I agree that one doesn’t have to be theologically correct to hold public office in this country, but that doesn’t mean it’s not a component that should be weighed in assessing whether a candidate should be trusted with a leadership role in America. There are a lot of very weird ideas out there, after all, and if a political candidate holds some of them, it may say something about the candidate’s state of mind or philosophical maturity. And there’s nothing bigoted about making the best and most fully informed choice is there?
C. V. Crisler
Gilbert, Arizona

That’s some rant, there, Ken. And, like you, I’ve managed, up until now, to avoid this Mormon business with regard to Mitt Romney. I like Mitt. He’s a nice guy. But, he is not my choice as the Republican nominee for POTUS. Frankly, I think he’s out of his depth, and too naive for the Presidency. After reading your letter a few times, though, it struck me that maybe we should be looking at this Mormon thing from a slightly different perspective.

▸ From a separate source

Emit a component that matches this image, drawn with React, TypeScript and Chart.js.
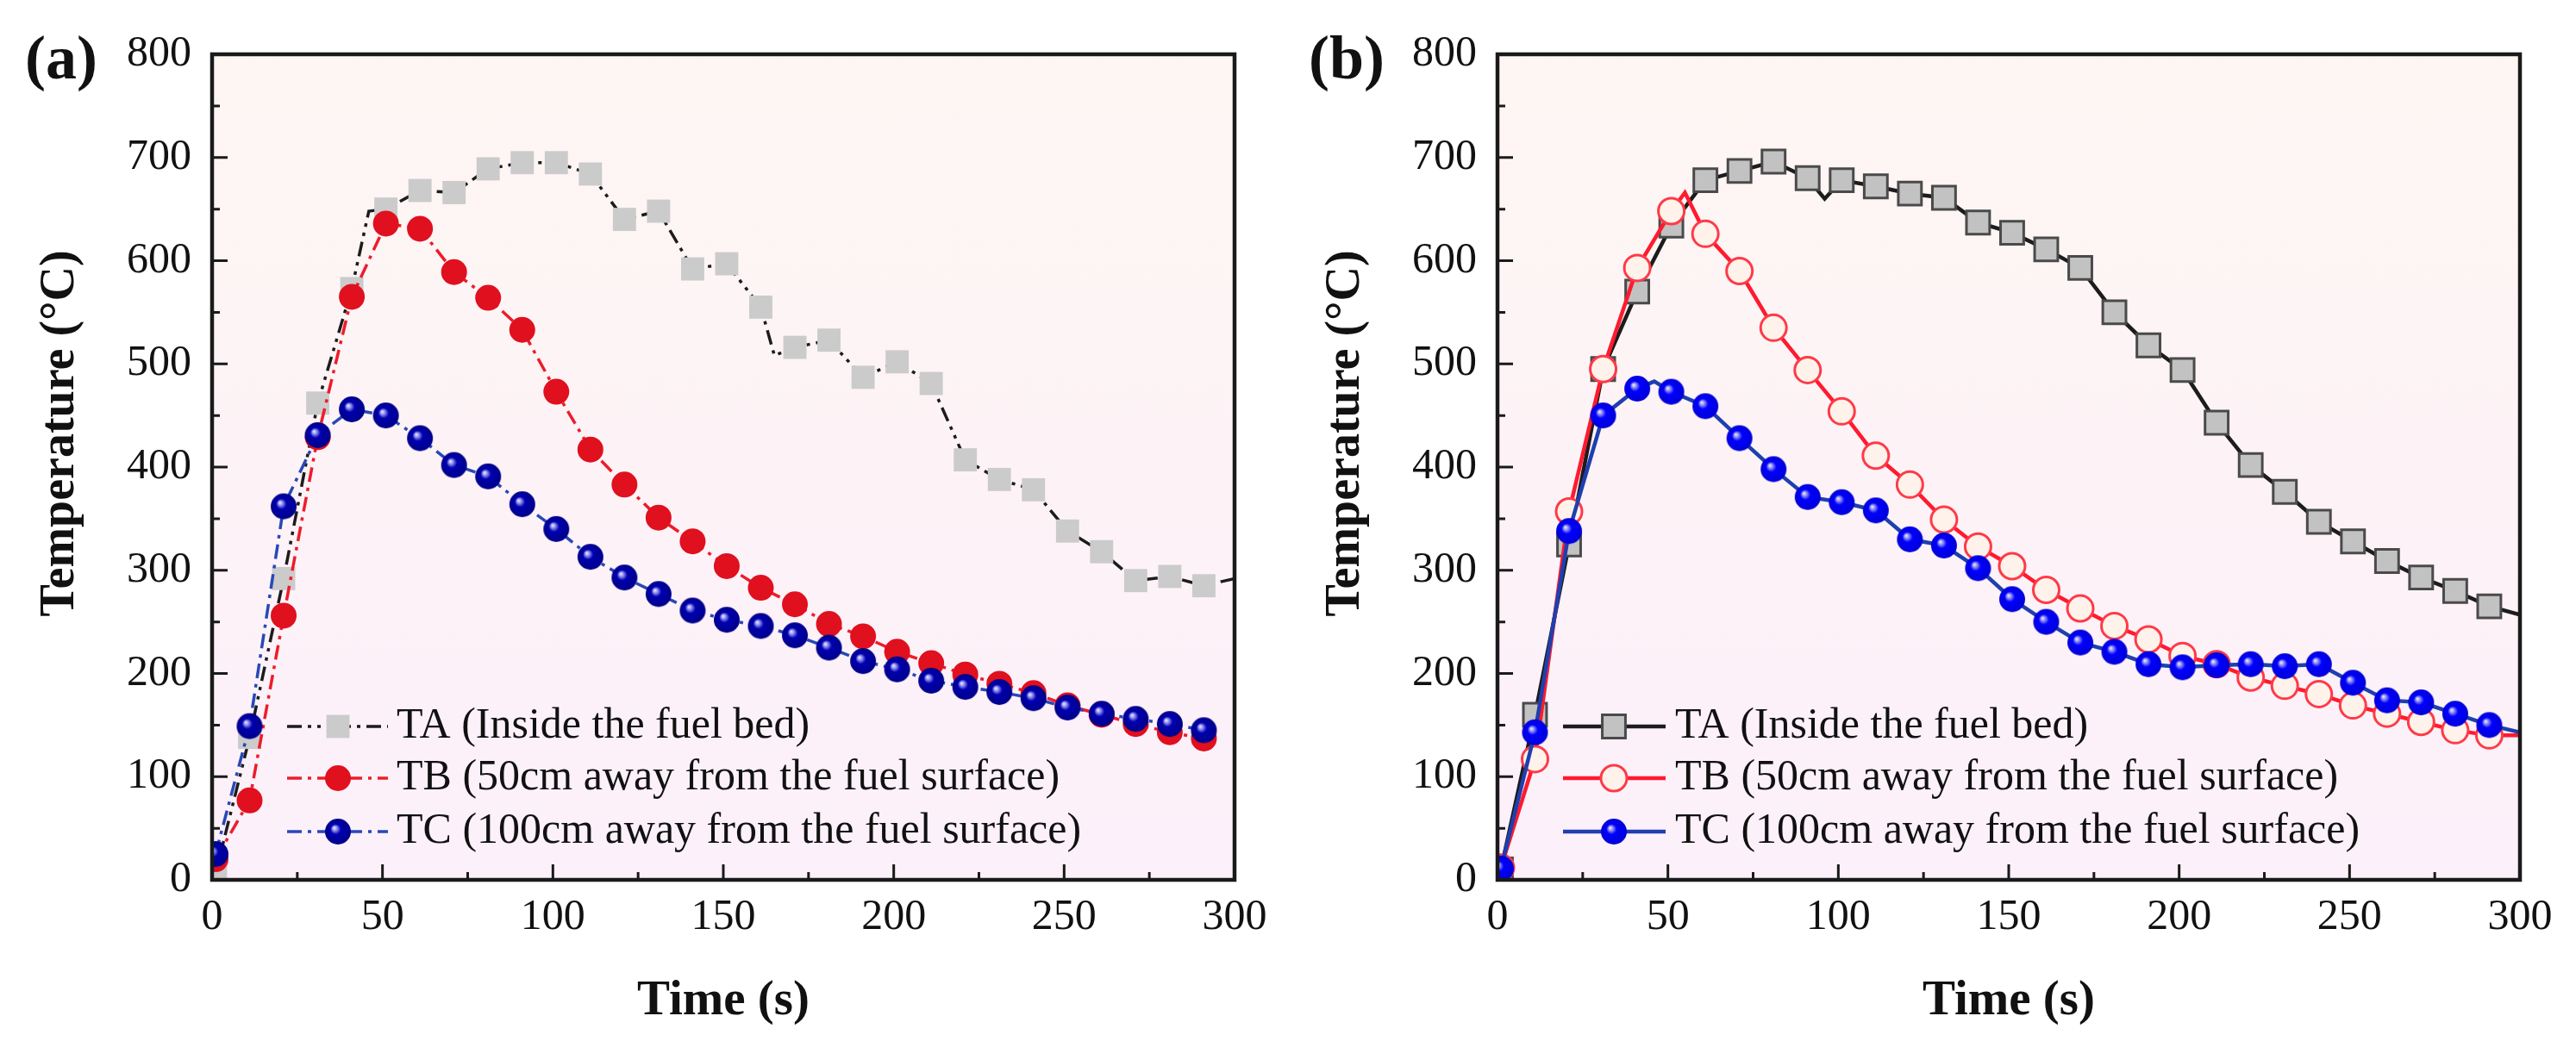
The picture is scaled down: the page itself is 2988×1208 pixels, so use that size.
import React, { useEffect, useRef } from 'react';
import { Chart, registerables } from 'chart.js';

Chart.register(...registerables);

const FONT = "'Liberation Serif', 'Times New Roman', serif";

// axis ranges
const X_MAX = 300;
const X_STEP = 50;
const Y_MAX = 800;
const Y_STEP = 100;

// marker times (s), one marker every 10 s
const MARK_T = [1, 11, 21, 31, 41, 51, 61, 71, 81, 91, 101, 111, 121, 131, 141,
  151, 161, 171, 181, 191, 201, 211, 221, 231, 241, 251, 261, 271, 281, 291];

// (a) temperatures, degC
const TA_A = [6, 138, 292, 462, 573, 650, 668, 666, 689, 695, 695, 684, 640, 648, 592,
  597, 555, 516, 523, 487, 502, 481, 407, 388, 378, 338, 318, 290, 294, 285];
const TB_A = [20, 77, 256, 429, 565, 636, 631, 589, 564, 533, 473, 417, 383, 351, 328,
  304, 283, 267, 248, 236, 221, 210, 199, 190, 181, 169, 160, 151, 143, 137];
const TC_A = [25, 149, 362, 431, 456, 450, 428, 402, 391, 364, 340, 313, 293, 277, 261,
  252, 246, 237, 225, 212, 204, 193, 187, 182, 176, 167, 161, 156, 151, 145];

// (b) temperatures, degC
const TA_B = [10, 160, 325, 495, 570, 634, 678, 687, 696, 680, 678, 672, 665, 661, 637,
  627, 611, 593, 550, 518, 494, 443, 402, 376, 347, 328, 309, 293, 280, 265];
const TB_B = [12, 117, 357, 495, 593, 648, 626, 590, 535, 494, 454, 411, 383, 349, 323,
  304, 281, 263, 246, 233, 217, 209, 196, 188, 180, 169, 161, 153, 145, 140];
const TC_B = [11, 143, 338, 450, 476, 473, 459, 428, 398, 371, 366, 358, 330, 324, 302,
  272, 250, 230, 221, 209, 206, 208, 209, 207, 209, 191, 174, 172, 161, 150];

// line-only samples between markers
const TA_A_EXTRA_T = [46, 165, 300];
const TA_A_EXTRA_V = [648, 508, 292];
const TA_B_EXTRA_T = [96, 300];
const TA_B_EXTRA_V = [660, 257];
const TB_B_EXTRA_T = [55, 300];
const TB_B_EXTRA_V = [666, 140];
const TC_B_EXTRA_T = [46, 300];
const TC_B_EXTRA_V = [483, 143];

const LABELS = [
  'TA (Inside the fuel bed)',
  'TB (50cm away from the fuel surface)',
  'TC (100cm away from the fuel surface)',
];

type Pt = { x: number; y: number; mark: boolean };

function buildPoints(markV: number[], extraT: number[] = [], extraV: number[] = []): Pt[] {
  const pts: Pt[] = MARK_T.map((t, i) => ({ x: t, y: markV[i], mark: true }));
  extraT.forEach((t, i) => pts.push({ x: t, y: extraV[i], mark: false }));
  return pts.sort((p, q) => p.x - q.x);
}

interface SeriesSpec {
  label: string;
  points: Pt[];
  line: string;
  lineWidth: number;
  dash: number[];
  marker: 'rect' | 'circle' | 'sphere';
  radius: number;
  fill: string;
  stroke?: string;
  strokeWidth?: number;
  sphere?: [string, string];
}

const DASH_DOT_DOT = [17, 7, 4, 7, 4, 7];
const DASH_DOT = [17, 7, 4, 7];

const SERIES_A: SeriesSpec[] = [
  { label: LABELS[0], points: buildPoints(TA_A, TA_A_EXTRA_T, TA_A_EXTRA_V), line: '#1c1c1c', lineWidth: 3.5,
    dash: DASH_DOT_DOT, marker: 'rect', radius: 19, fill: '#cbcbcb' },
  { label: LABELS[1], points: buildPoints(TB_A), line: '#ee1c2a', lineWidth: 3.5,
    dash: DASH_DOT, marker: 'circle', radius: 15, fill: '#e0101f' },
  { label: LABELS[2], points: buildPoints(TC_A), line: '#2848b8', lineWidth: 3.5,
    dash: DASH_DOT, marker: 'sphere', radius: 15, fill: '#0000b0', sphere: ['#0000b0', '#00008a'] },
];

const SERIES_B: SeriesSpec[] = [
  { label: LABELS[0], points: buildPoints(TA_B, TA_B_EXTRA_T, TA_B_EXTRA_V), line: '#1c1c1c', lineWidth: 4.5,
    dash: [], marker: 'rect', radius: 19, fill: '#c2c2c2', stroke: '#4a4a4a', strokeWidth: 3 },
  { label: LABELS[1], points: buildPoints(TB_B, TB_B_EXTRA_T, TB_B_EXTRA_V), line: '#ff1a2e', lineWidth: 4.5,
    dash: [], marker: 'circle', radius: 15, fill: '#fff2ea', stroke: '#ff3a48', strokeWidth: 3 },
  { label: LABELS[2], points: buildPoints(TC_B, TC_B_EXTRA_T, TC_B_EXTRA_V), line: '#1f3fb0', lineWidth: 4.5,
    dash: [], marker: 'sphere', radius: 15, fill: '#0000ff', sphere: ['#0000ff', '#0000d8'] },
];

function makeSphere(r: number, core: string, edge: string) {
  const c = document.createElement('canvas');
  const s = Math.ceil(r * 2) + 2;
  c.width = s; c.height = s;
  const g = c.getContext('2d')!;
  const cx = s / 2, cy = s / 2;
  const grad = g.createRadialGradient(cx - r * 0.3, cy - r * 0.3, 0, cx, cy, r);
  grad.addColorStop(0, '#f4f4ff');
  grad.addColorStop(0.18, '#9090f0');
  grad.addColorStop(0.4, core);
  grad.addColorStop(1, edge);
  g.fillStyle = grad;
  g.beginPath(); g.arc(cx, cy, r, 0, Math.PI * 2); g.fill();
  return c;
}

interface PanelProps {
  left: number;
  tag: string;
  series: SeriesSpec[];
  legendX: [number, number, number, number]; // line start, line end, marker, text (from plot left)
}

const W = 1494;
const H = 1208;

function Panel({ left, tag, series, legendX }: PanelProps) {
  const canvasRef = useRef<HTMLCanvasElement>(null);

  useEffect(() => {
    if (!canvasRef.current) return;
    const spheres = series.map(s => s.marker === 'sphere' && s.sphere ? makeSphere(s.radius, s.sphere[0], s.sphere[1]) : null);

    const drawMarker = (ctx: CanvasRenderingContext2D, s: SeriesSpec, img: HTMLCanvasElement | null, x: number, y: number) => {
      if (img) { ctx.drawImage(img, x - img.width / 2, y - img.height / 2); return; }
      ctx.beginPath();
      if (s.marker === 'rect') {
        const h = s.radius * Math.SQRT1_2;
        ctx.rect(x - h, y - h, 2 * h, 2 * h);
      } else {
        ctx.arc(x, y, s.radius, 0, Math.PI * 2);
      }
      ctx.fillStyle = s.fill; ctx.fill();
      if (s.strokeWidth) { ctx.lineWidth = s.strokeWidth; ctx.strokeStyle = s.stroke!; ctx.stroke(); }
    };

    const deco = {
      id: 'deco',
      beforeDraw(chart: Chart) {
        const { ctx, chartArea: a } = chart;
        const g = ctx.createLinearGradient(0, a.top, 0, a.bottom);
        g.addColorStop(0, '#fef6f3');
        g.addColorStop(1, '#fcf0fa');
        ctx.save();
        ctx.fillStyle = g;
        ctx.fillRect(a.left, a.top, a.width, a.height);
        ctx.restore();
      },
      afterDatasetsDraw(chart: Chart) {
        const { ctx, chartArea: a } = chart;
        const xs = chart.scales.x, ys = chart.scales.y;
        ctx.save();
        // inward ticks
        ctx.strokeStyle = '#1a1a1a'; ctx.lineWidth = 3;
        ctx.beginPath();
        for (let v = 0; v <= Y_MAX; v += Y_STEP / 2) {
          const y = ys.getPixelForValue(v);
          const len = v % Y_STEP === 0 ? 18 : 9;
          ctx.moveTo(a.left, y); ctx.lineTo(a.left + len, y);
        }
        for (let t = 0; t <= X_MAX; t += X_STEP / 2) {
          const x = xs.getPixelForValue(t);
          const len = t % X_STEP === 0 ? 18 : 9;
          ctx.moveTo(x, a.bottom); ctx.lineTo(x, a.bottom - len);
        }
        ctx.stroke();
        // frame
        ctx.lineWidth = 4.5;
        ctx.strokeRect(a.left, a.top, a.width, a.height);

        // legend
        const rows = [843, 903, 965];
        ctx.font = `50px ${FONT}`;
        ctx.textBaseline = 'middle';
        ctx.textAlign = 'left';
        series.forEach((s, i) => {
          const y = rows[i];
          ctx.save();
          ctx.strokeStyle = s.line; ctx.lineWidth = s.lineWidth;
          ctx.setLineDash(s.dash);
          ctx.beginPath();
          ctx.moveTo(a.left + legendX[0], y); ctx.lineTo(a.left + legendX[1], y);
          ctx.stroke();
          ctx.restore();
          drawMarker(ctx, s, spheres[i], a.left + legendX[2], y);
          ctx.fillStyle = '#111';
          ctx.fillText(s.label, a.left + legendX[3], y);
        });
        ctx.restore();
      },
      afterDraw(chart: Chart) {
        const { ctx, chartArea: a } = chart;
        ctx.save();
        ctx.fillStyle = '#111';
        ctx.font = `bold 72px ${FONT}`;
        ctx.textAlign = 'center';
        ctx.textBaseline = 'middle';
        ctx.fillText(tag, a.left - 175, 72);

        ctx.font = `bold 57px ${FONT}`;
        ctx.textBaseline = 'alphabetic';
        ctx.fillText('Time (s)', (a.left + a.right) / 2, a.bottom + 156);

        ctx.font = `bold 56px ${FONT}`;
        ctx.translate(a.left - 161, a.top + 440);
        ctx.rotate(-Math.PI / 2);
        ctx.fillText('Temperature (°C)', 0, 0);
        ctx.restore();
      },
    };

    const chart = new Chart(canvasRef.current, {
      type: 'line',
      data: {
        datasets: series.map((s, i) => ({
          label: s.label,
          data: s.points,
          order: 3 - i,
          borderColor: s.line,
          borderWidth: s.lineWidth,
          borderDash: s.dash,
          tension: 0,
          fill: false,
          pointStyle: spheres[i] ?? s.marker,
          pointRadius: (c: any) => (c.raw && c.raw.mark ? s.radius : 0),
          pointHoverRadius: (c: any) => (c.raw && c.raw.mark ? s.radius : 0),
          pointBackgroundColor: s.fill,
          pointBorderColor: s.stroke ?? s.fill,
          pointBorderWidth: s.strokeWidth ?? 0,
        })),
      },
      options: {
        responsive: false,
        animation: false,
        devicePixelRatio: 1,
        events: [],
        layout: { padding: { left: 0, top: 63, right: W - 1432, bottom: H - 1021 - 110 } },
        plugins: { legend: { display: false }, tooltip: { enabled: false } },
        scales: {
          x: {
            type: 'linear', min: 0, max: X_MAX,
            ticks: { stepSize: X_STEP, color: '#111', padding: 14, font: { family: FONT, size: 50 } },
            grid: { display: false, drawTicks: false },
            border: { display: false },
            afterFit: (sc: any) => { sc.height = 110; },
          },
          y: {
            type: 'linear', min: 0, max: Y_MAX,
            ticks: { stepSize: Y_STEP, color: '#111', padding: 24, font: { family: FONT, size: 50 } },
            grid: { display: false, drawTicks: false },
            border: { display: false },
            afterFit: (sc: any) => { sc.width = 246; },
          },
        },
      } as any,
      plugins: [deco as any],
    });
    return () => { chart.destroy(); };
  }, [series, tag, legendX]);

  return (
    <canvas
      ref={canvasRef}
      width={W}
      height={H}
      style={{ position: 'absolute', left, top: 0, width: W, height: H }}
    />
  );
}

const LEGEND_A: [number, number, number, number] = [87, 204, 146, 214];
const LEGEND_B: [number, number, number, number] = [76, 195, 135, 206];

export default function App() {
  return (
    <div style={{ position: 'absolute', left: 0, top: 0, width: 2988, height: 1208, background: '#fff', overflow: 'hidden' }}>
      <Panel left={0} tag="(a)" series={SERIES_A} legendX={LEGEND_A} />
      <Panel left={1491} tag="(b)" series={SERIES_B} legendX={LEGEND_B} />
    </div>
  );
}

Back in 1976, Bill Buckley and Ronald Reagan had a debate over whether we, the U.S.A., should turn over the Panama Canal to, well, Panama. Buckley was in the affirmative, and his reason was, as he put it, “spiritual.” Ah, sometimes, it’s hard to understand Bill Buckley, and if he had known the ChiComs would have become so chummy with the Panamanians, maybe he would have had a different point of view, but we can still learn something from his reasoning. Let’s apply it to the 2008 presidential election, and thereby to Mitt Romney, as well as the other candidates. The election of an American President is about the closest thing to a spiritual event in which all Americans share. I’m for the guy who best understands that. It’s why Ronald Reagan was a great President, and Bill Clinton was, well, you know. So, how do the 2008 roster of candidates for POTUS measure up in this regard? That’s the question everyone should be asking. And, if asking that makes you a bigot, then so be it.